Berlin — Germany's Family and Youth Minister Katarina Barley on Wednesday called for her country to strengthen its efforts to prevent all forms of extremism, calling for a federal law on the prevention of extremism to stabilize projects and initiatives against, for example, right-wing extremism.
Although there is now more money available for prevention, "we aren't yet on target," Barley said on Wednesday. Announcing the findings of a report into extremism prevention, Barley said at a press conference in Berlin that in fighting Islamist extremism, "we must not wait until young people have become radicalized."
"Security and prevention must go hand in hand," she added.
According to Barley, prevention work must begin where the threat is particularly high, for example in the school yard, on the Internet, and also in the prisons.
As part of Germany's 2018 "national prevention program" against extremism, some 100 million euros ($112 million) will be invested into specifically combating Islamist extremism. Some funds will be allocated to supporting mosque communities, while money will also be invested in expanding the prevention of radicalization online.
"Every euro we invest (in prevention) is a very well-spent euro, as it serves to create security," Barley said.
In the crackdown on Islamist radicalization, Barley rejected demands made earlier this month, however, to allow the surveillance of minors who may be involved in Islamist groups.

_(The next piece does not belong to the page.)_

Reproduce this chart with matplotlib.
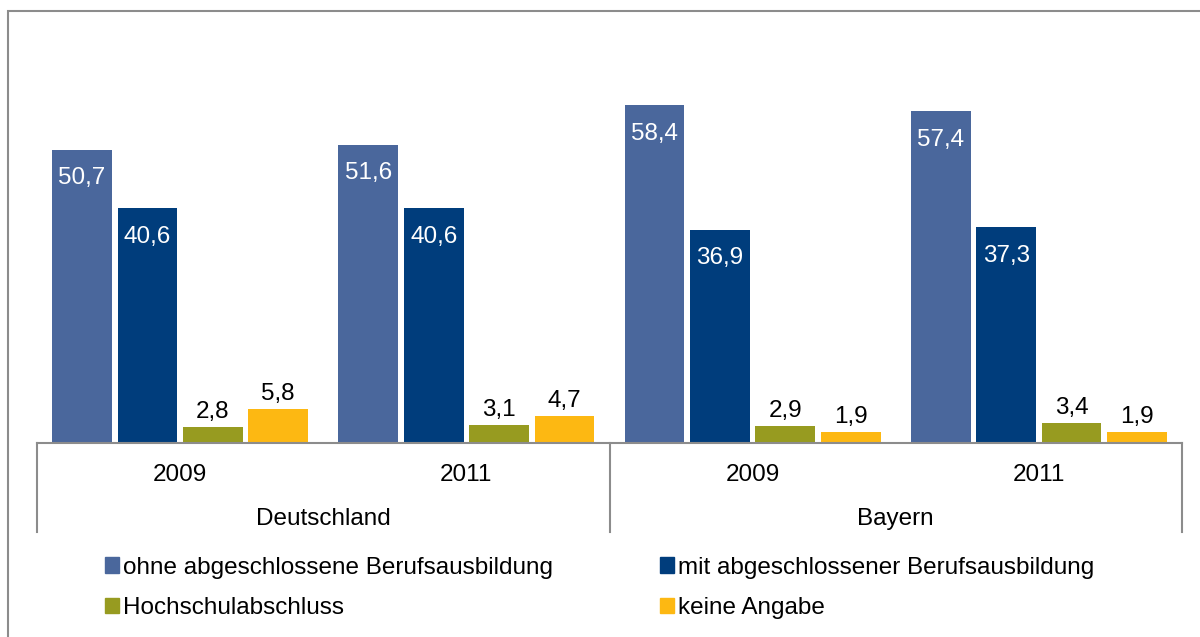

"Minors have already committed serious acts of violence," Bavarian Interior Minister Joachim Herrmann told the Funke media group, adding that Germany "must consequently deal" with such cases.
Barley on Wednesday described Herrmann's demand as a "misguided approach," arguing that children should be protected from slipping into radicalized violence.
Germany's governing "grand coalition" has already reduced the minimum age for monitoring by Germany's intelligence agencies from 16 to 14 years.
National anti-racism action plan
Together with Parliamentary State Secretary in the Interior Ministry, Günter Krings, Barley also presented on Wednesday the updated National Action Plan against Racism.
In principle, the aim is to "show clear boundaries, regardless of where discrimination occurs, whether in leisure time, online or in the workplace," Barley said.
At the center of the new action plan are issues including human rights policy, protection against discrimination in daily life, for example in the workplace, as well as the punishment of criminal offenses.
Other elements include education and political education, as well as racism and hate speech online.
On the basis of the coalition agreement, the action plan has also been expanded to cover the issues of homosexuality and transphobia.
Greens politician Volker Beck criticized the plan, saying it was lacking in concrete proposals for action.
"Instead of binding measures, only the current situation of gays, lesbians, bi-, trans- and intersexuals was described," Beck said.
Petra Pau, a member of the executive committee of the leftist Linke political group, and member of the inquiry committee into the right-wing extremist National Socialist Underground, welcomed the action plan and increase in subsidies for social initiatives against right-wing extremism and racism.
"So far so good," she said in a statement, adding, however, that the subsidies are limited in time: "This is ineffective and short-sighted, as the fight against right-wing extremism and racism requires continuity and endurance."